Early on, the Turks tried to break down Islamist resistance with a barrage of heavy artillery, followed by a tank assault for storming the town, but fell back after sustaining a cruel toll of casualties.
In early January, the Turkish high command tried concentrating elite commando units around the targeted town in an effort to break through the fortifications ISIS had set up in the surrounding villages. This strategy also failed.
Last week, Assad’s generals, seeing the Turkish army’s still struggling against the odds, decided to launch a rival operation. They soon claimed to have recaptured 32 towns and villages from ISIS’ grip and gained control of a 16-km stretch of the highway linking Al-Bab to Aleppo city.
Hoping to scare the Turks off the battlefield, pro-Assad military sources threatened to directly confront the FSA rebel militia fighting alongside the Turkish army. They also tried diplomatic warfare. The foreign ministry in Damascus complained to the UN that foreign Turkish troops and FSA rebels had overrun villages around Al-Bab, and denounced their “repeated crimes and attacks on the Syrian people and violations of Syrian territory.”
Ankara, for its part, announced that Turkey would not let the Assad regime get its hands on Al-Bab before a political settlement was finalized.
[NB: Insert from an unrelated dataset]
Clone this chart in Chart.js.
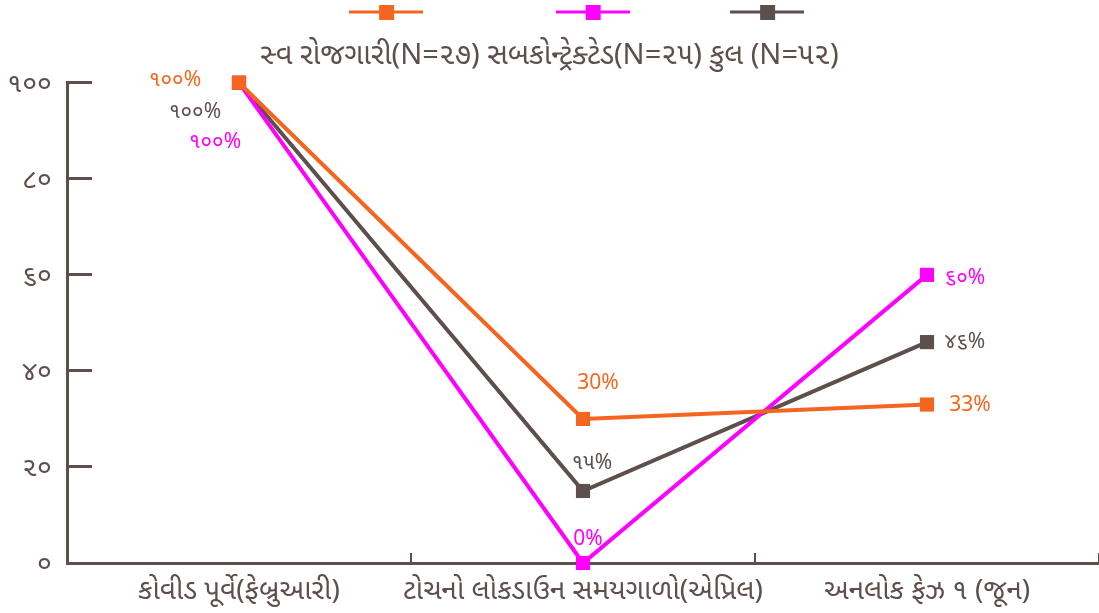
<!DOCTYPE html>
<html>
<head>
<meta charset="utf-8">
<script src="https://cdn.jsdelivr.net/npm/chart.js@4/dist/chart.umd.min.js"></script>
<style>
  html, body { margin: 0; padding: 0; background: #fff; }
  #wrap { width: 1099px; height: 613px; }
</style>
</head>
<body>
<div id="wrap"><canvas id="chart"></canvas></div>
<script>
// categories and series
const categories = ["કોવીડ પૂર્વે(ફેબ્રુઆરી)", "ટોચનો લોકડાઉન સમયગાળો(એપ્રિલ)", "અનલોક ફેઝ ૧ (જૂન)"];
const seriesNames = ["સ્વ રોજગારી(N=૨૭)", "સબકોન્ટ્રેક્ટેડ(N=૨૫)", "કુલ (N=૫૨)"];
const selfEmployed = [100, 30, 33];
const subcontracted = [100, 0, 60];
const total = [100, 15, 46];
// value labels as printed on the chart
const selfEmployedLabels = ["૧૦૦%", "30%", "33%"];
const subcontractedLabels = ["૧૦૦%", "0%", "૬૦%"];
const totalLabels = ["૧૦૦%", "૧૫%", "૪૬%"];
const yTickLabels = { 0: "૦", 20: "૨૦", 40: "૪૦", 60: "૬૦", 80: "૮૦", 100: "૧૦૦" };

const FONT = "'Noto Sans Gujarati', Lato, 'Noto Sans', sans-serif";
const AXIS = "#5d4f4b";
const colors = ["#f4661f", "#ff00ff", "#5d4f4b"];

// label offsets (px) relative to each point
const labelOffsets = [
  [[-64, -1], [15, -34], [43, 3]],
  [[-24, 61], [5, -22], [38, 5]],
  [[-44, 31], [9, -26], [38, 2]]
];

function legendMarker(color) {
  const c = document.createElement("canvas");
  c.width = 74; c.height = 16;
  const g = c.getContext("2d");
  if (color) {
    g.strokeStyle = color; g.lineWidth = 3;
    g.beginPath(); g.moveTo(0, 8); g.lineTo(74, 8); g.stroke();
    g.fillStyle = color; g.fillRect(30, 1, 15, 15);
  }
  return c;
}

// invisible filler text of roughly px width (legend spacing only)
function filler(ctx, px) {
  ctx.save();
  ctx.font = "10px " + FONT;
  let s = "";
  while (ctx.measureText(s + ".").width <= px) s += ".";
  ctx.restore();
  return s;
}

const valueLabels = {
  id: "valueLabels",
  afterDatasetsDraw(chart) {
    const ctx = chart.ctx;
    ctx.save();
    ctx.font = "21px " + FONT;
    ctx.textAlign = "center";
    ctx.textBaseline = "middle";
    chart.data.datasets.forEach((ds, i) => {
      chart.getDatasetMeta(i).data.forEach((pt, j) => {
        const off = labelOffsets[i][j];
        ctx.fillStyle = ds.borderColor;
        ctx.fillText(ds.valueText[j], pt.x + off[0], pt.y + off[1]);
      });
    });
    ctx.restore();
  }
};

const seriesValues = [selfEmployed, subcontracted, total];
const seriesLabels = [selfEmployedLabels, subcontractedLabels, totalLabels];
const legendGaps = [0, 121, 89, 28];

new Chart(document.getElementById("chart"), {
  type: "line",
  data: {
    labels: categories,
    datasets: seriesValues.map((vals, i) => ({
      label: seriesNames[i],
      data: vals,
      valueText: seriesLabels[i],
      borderColor: colors[i],
      backgroundColor: colors[i],
      borderWidth: 4,
      pointStyle: "rect",
      pointRadius: 10,
      pointHoverRadius: 10,
      pointBorderWidth: 0,
      tension: 0,
      clip: false
    }))
  },
  options: {
    responsive: true,
    maintainAspectRatio: false,
    animation: false,
    layout: { padding: 0, autoPadding: false },
    plugins: {
      legend: {
        position: "top",
        weight: 3000,
        labels: {
          usePointStyle: true,
          pointStyleWidth: 74,
          padding: 7,
          font: { size: 10, family: FONT },
          generateLabels(chart) {
            const items = [{ text: "", pointStyle: legendMarker(null), fontColor: "rgba(0,0,0,0)", hidden: false }];
            chart.data.datasets.forEach((ds, i) => items.push({
              text: filler(chart.ctx, legendGaps[i + 1]),
              fontColor: "rgba(0,0,0,0)",
              pointStyle: legendMarker(ds.borderColor),
              datasetIndex: i,
              hidden: false
            }));
            return items;
          }
        }
      },
      title: {
        display: true,
        text: seriesNames.join(" "),
        color: AXIS,
        font: { size: 29, family: FONT, weight: "normal" },
        padding: { top: 14, bottom: 7 }
      },
      tooltip: { enabled: false }
    },
    scales: {
      x: {
        offset: true,
        grid: { offset: true, drawOnChartArea: false, tickLength: -10, color: AXIS, lineWidth: 2 },
        border: { color: AXIS, width: 3 },
        ticks: { color: AXIS, font: { size: 28, family: FONT }, padding: 24, maxRotation: 0, autoSkip: false },
        afterFit(scale) { scale.height = 50; scale.paddingLeft = 0; scale.paddingRight = 0; }
      },
      y: {
        min: 0, max: 100,
        grid: { drawOnChartArea: false, tickLength: -25, color: AXIS, lineWidth: 3 },
        border: { color: AXIS, width: 3 },
        ticks: {
          stepSize: 20,
          color: AXIS,
          font: { size: 27, family: FONT },
          padding: 40,
          labelOffset: 4,
          callback: v => yTickLabels[v]
        },
        afterFit(scale) { scale.width = 67; scale.paddingTop = 0; scale.paddingBottom = 0; }
      }
    }
  },
  plugins: [valueLabels]
});
</script>
</body>
</html>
Turkey, however, is in no position to decide who gets its hands on the ISIS bastion. On Monday, Feb. 6, its troops suffered another battlefield setback. After holding Bzaah for just one day, the Turkish-FSA army lost it with heavy casualties following an Islamist State counterattack, backed by three suicide car bombs.
At the same time, pro-Assad forces continued their relentless advance from the southwest.
Nonetheless, Turkey’s Deputy Prime Minister Numan Kurtulmus unequivocally denied having agreed in December to cede Al-Bab to the Assad regime.
Russia, which holds the key to yet another Syrian dispute, is not showing its cards.
Ankara doesn’t know if Moscow, its close partner in the Syrian peace process, will be supportive if and when Turkish troops manage to grab the disputed town from ISIS before Assad’s troops get there.
The Syrian ruler, equally perplexed, will think twice before confronting Turkey over Al-Bab, in the absence of assured Russian support.
But Moscow’s top priority at this time is not to settle the quarrels of its allies but to preserve the ceasefire it brokered two months ago, as a step towards a political settlement of the Syrian conflict, although the cessation of hostilities is not complete, so long as it excludes the Islamic State and the Nusra Front.